The Independent Student Newspaper of St. John's University

The Torch

The Independent Student Newspaper of St. John's University

The Torch

The Independent Student Newspaper of St. John's University

The Torch

Inferno Reviews: Shooter

The concept of government corruption and oil-fueled warfare may be overdone in Hollywood, but Shooter brings a fresh feel to the plot. Directed by Antoine Fuqua, the film is loosely based on the novel Point of Impact by Stephen Hunter.

Shooter is the story of Bob Lee Swagger, a former United States Marine sniper. Swagger, played by Mark Wahlberg, is involved in an Ethiopian mission gone horribly wrong. His partner and best friend is killed in a helicopter attack, and the men in charge decide to scrap the mission and leave Swagger, alone and eight miles behind enemy lines.

Permanently distressed by the loss of his friend, Swagger moves into a cabin in the mountains, with only his dog as company. After three years of living in solitude, Colonel Isaac Johnson (Danny Glover) approaches Swagger and convinces him to help stop a planned presidential assassination. The President of the United States is scheduled to speak in Philadelphia, presenting a medal of honor to the Ethiopian Arch Bishop. The plan is for Swagger to scout areas around the appointed sight as if he were the assassinator, providing officials with enough information to prevent the entire episode.

Unable to pass up the offer, Swagger leaves his mountain cabin and researches the best locations and positions that a sniper may shoot from. When the day of the speech arrives, the arch bishop is killed, and a city cop shoots at Swagger, missing his head by a few inches. Instantly realizing that he was set up, he runs from the cop, getting hit twice by flying bullets.

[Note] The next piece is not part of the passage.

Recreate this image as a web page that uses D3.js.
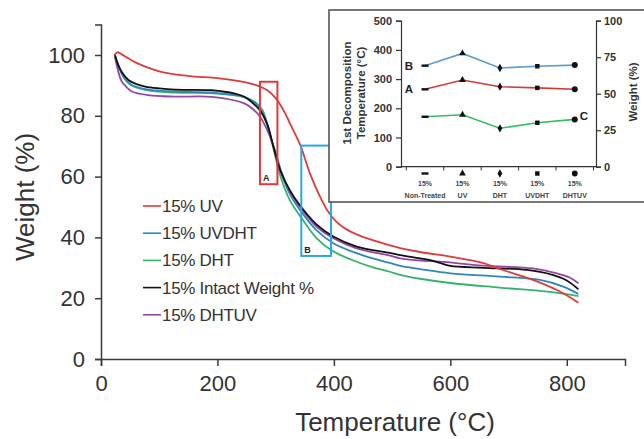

Jumping into an FBI agent’s car, Swagger ends up on the wrong end of a police manhunt. The FBI, police and public believe that Swagger killed the Prime Minister.

Using his resources and knowledge from his marine training, Swagger treats his wounds and drives to Kentucky, managing to elude police along the way. He arrives the next morning at the house of Sarah Fenn, the widow of his best friend and partner.

Fenn hides Swagger in her house for a few days, letting him rest and giving him time to heal his bullet wounds. While at her house, Swagger convinces a rookie Federal agent of his innocence, and enlists him to help from the inside. After many twists and turns, Bob Lee Swagger and the rookie agent, Nick Memphis (Michael Pena) come together as a team working towards proving Swagger’s innocence.

Mark Wahlberg is obviously the star of this film, showing off surprisingly respectable acting skills. Danny Glover gave a lesser performance, although not altogether a terrible one. The choice to cast Michael Pena for the fresh FBI agent and sidekick to Wahlberg is clear at first: he is portrayed as a green, dimwitted young man. However, one starts to wonder how someone so young-looking and inexperienced could possibly be an FBI agent.

While some of the cast is questionable, the film itself is a surprising hit, reminiscent of the Jason Bourne movies. With quick and entertaining fight scenes, as well as plot twists and surprises, Shooter promises to be remembered, for at least a few years, anyway.